By using the circle of fifths, Elton is able to move away from his chosen key (F major), and pull us into other not-so-closely related keys. He does this by first leaping abruptly into a new key at the start of the pre-chorus (Ab major), and making that key feel solid by doing a circle of fifths (Bbm-Eb-Ab-Db). By placing a C at the end, he’s able to get us back to the original key (F major) for the start of the chorus.
In the chorus, he makes use of the circle of fifths again to make odd key visitations sound acceptable. Root movements of 4ths and 5ths are all over the place: …Bb-F, then D7-Gm-C-F. Chords like A7 and D7 are secondary dominants in F major, and so we accept those readily. The progression Db-Eb-F is a bVI-bVII-I cadential progression that we also accept easily. He then ends the chorus with that pre-chorus progression based on the circle of fifths: Bbm-Eb-Ab-Db…
How Temporarily Changing Key Benefits Long Progressions
If you’re looking to create long progressions that use many different chords, you will need to do what Elton has done: move your music into new keys.
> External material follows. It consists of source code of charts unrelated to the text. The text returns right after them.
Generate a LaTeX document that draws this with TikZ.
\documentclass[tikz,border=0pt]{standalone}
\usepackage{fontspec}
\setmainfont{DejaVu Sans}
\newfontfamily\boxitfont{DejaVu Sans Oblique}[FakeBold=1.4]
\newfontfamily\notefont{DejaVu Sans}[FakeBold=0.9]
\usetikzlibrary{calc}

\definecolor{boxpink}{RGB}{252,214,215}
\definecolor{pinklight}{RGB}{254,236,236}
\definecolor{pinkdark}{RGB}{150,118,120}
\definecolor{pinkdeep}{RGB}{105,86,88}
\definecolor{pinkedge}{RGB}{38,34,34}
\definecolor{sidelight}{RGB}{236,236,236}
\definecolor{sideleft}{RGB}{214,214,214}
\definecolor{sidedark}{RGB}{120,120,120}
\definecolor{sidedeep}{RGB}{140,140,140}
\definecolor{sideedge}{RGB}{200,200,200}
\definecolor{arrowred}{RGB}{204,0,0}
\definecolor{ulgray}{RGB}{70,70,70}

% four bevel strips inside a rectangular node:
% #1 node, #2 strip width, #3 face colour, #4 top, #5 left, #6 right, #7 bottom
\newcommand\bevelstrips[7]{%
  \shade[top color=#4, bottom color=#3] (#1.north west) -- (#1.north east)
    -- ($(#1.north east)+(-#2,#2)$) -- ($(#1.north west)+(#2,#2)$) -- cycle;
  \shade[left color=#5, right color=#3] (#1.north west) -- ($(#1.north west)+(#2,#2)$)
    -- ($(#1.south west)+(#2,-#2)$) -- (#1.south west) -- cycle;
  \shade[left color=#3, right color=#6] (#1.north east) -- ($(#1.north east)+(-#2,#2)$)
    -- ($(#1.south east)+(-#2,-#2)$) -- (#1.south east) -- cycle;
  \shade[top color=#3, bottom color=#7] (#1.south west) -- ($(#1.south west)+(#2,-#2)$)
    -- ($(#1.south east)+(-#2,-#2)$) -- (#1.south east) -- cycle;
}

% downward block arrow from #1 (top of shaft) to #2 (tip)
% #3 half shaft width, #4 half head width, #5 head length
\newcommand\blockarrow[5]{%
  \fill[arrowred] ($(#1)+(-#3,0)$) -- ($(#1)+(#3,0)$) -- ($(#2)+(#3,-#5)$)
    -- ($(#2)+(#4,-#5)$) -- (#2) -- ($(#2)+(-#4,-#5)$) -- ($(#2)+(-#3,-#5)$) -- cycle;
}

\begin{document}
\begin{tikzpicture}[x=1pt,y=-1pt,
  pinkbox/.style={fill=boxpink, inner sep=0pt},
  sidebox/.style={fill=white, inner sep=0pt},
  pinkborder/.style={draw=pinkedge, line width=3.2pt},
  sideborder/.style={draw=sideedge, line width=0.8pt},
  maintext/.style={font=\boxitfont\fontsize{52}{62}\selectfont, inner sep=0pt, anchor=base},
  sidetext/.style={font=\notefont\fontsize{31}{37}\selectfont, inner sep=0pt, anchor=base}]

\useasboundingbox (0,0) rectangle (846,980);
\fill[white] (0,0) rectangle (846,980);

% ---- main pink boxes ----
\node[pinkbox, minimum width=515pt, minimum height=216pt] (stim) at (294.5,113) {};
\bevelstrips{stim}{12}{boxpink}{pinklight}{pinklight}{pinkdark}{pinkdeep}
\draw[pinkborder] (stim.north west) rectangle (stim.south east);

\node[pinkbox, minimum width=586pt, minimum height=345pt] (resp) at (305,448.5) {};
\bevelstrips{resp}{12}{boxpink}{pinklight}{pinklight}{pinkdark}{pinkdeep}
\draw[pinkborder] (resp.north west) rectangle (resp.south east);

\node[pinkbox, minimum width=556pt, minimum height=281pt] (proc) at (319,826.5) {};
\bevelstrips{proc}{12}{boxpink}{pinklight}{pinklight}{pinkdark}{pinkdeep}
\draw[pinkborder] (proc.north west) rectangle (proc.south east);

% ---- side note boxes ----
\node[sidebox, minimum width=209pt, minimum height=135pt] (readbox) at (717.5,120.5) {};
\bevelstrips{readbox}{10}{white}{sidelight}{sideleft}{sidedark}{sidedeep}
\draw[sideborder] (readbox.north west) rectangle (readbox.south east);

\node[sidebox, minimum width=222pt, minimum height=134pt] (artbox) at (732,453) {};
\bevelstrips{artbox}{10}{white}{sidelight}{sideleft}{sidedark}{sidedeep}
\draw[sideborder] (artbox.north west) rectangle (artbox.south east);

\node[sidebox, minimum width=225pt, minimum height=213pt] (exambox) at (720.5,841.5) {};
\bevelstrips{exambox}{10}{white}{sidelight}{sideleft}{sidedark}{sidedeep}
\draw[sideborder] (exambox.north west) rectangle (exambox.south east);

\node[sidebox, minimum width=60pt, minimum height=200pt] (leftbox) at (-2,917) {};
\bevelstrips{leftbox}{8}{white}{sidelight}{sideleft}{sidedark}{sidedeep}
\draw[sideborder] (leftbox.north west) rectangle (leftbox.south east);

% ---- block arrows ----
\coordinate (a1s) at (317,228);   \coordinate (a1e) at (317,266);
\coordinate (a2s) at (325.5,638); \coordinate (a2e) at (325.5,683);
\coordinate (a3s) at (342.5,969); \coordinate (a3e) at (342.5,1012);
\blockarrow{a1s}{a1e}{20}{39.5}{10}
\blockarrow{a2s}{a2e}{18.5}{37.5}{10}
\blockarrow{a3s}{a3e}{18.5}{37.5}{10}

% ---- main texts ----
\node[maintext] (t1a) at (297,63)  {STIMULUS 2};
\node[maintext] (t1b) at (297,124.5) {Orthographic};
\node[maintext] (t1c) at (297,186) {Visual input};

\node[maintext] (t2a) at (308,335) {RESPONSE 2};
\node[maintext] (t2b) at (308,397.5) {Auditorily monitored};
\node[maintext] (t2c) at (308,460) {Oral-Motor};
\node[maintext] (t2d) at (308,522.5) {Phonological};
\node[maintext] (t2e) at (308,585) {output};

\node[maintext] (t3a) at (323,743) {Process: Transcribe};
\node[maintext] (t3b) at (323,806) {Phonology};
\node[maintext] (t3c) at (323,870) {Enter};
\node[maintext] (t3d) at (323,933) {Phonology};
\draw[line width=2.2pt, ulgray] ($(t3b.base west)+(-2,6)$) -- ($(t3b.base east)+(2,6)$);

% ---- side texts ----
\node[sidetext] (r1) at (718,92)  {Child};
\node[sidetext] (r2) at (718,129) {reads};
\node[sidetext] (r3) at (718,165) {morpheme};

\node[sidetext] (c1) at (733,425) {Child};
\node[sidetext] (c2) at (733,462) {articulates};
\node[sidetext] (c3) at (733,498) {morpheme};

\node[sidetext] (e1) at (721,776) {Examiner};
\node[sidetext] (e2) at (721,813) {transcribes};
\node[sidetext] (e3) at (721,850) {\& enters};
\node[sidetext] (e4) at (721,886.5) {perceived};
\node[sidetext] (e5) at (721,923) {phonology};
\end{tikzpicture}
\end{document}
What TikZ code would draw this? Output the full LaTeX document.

In this song, he usually does that abruptly, but then makes us feel comfortable by moving the chords through a circle of fifths.
Root movements of 4ths and 5ths have a way of making the music sound pleasantly predictable, but also has the added benefit, depending on how you use the circle, of allowing the music to explore beyond the typical 4 or 5 chords you might find in any standard pop song.
If you’ve created a long progression, but it sounds too confusing or lacking in focus, look at adjacent chords and see if you have opportunities to include more root movements of 4ths and 5ths. That’s your best way of giving a progression the important sense of direction it needs to make sense to listeners.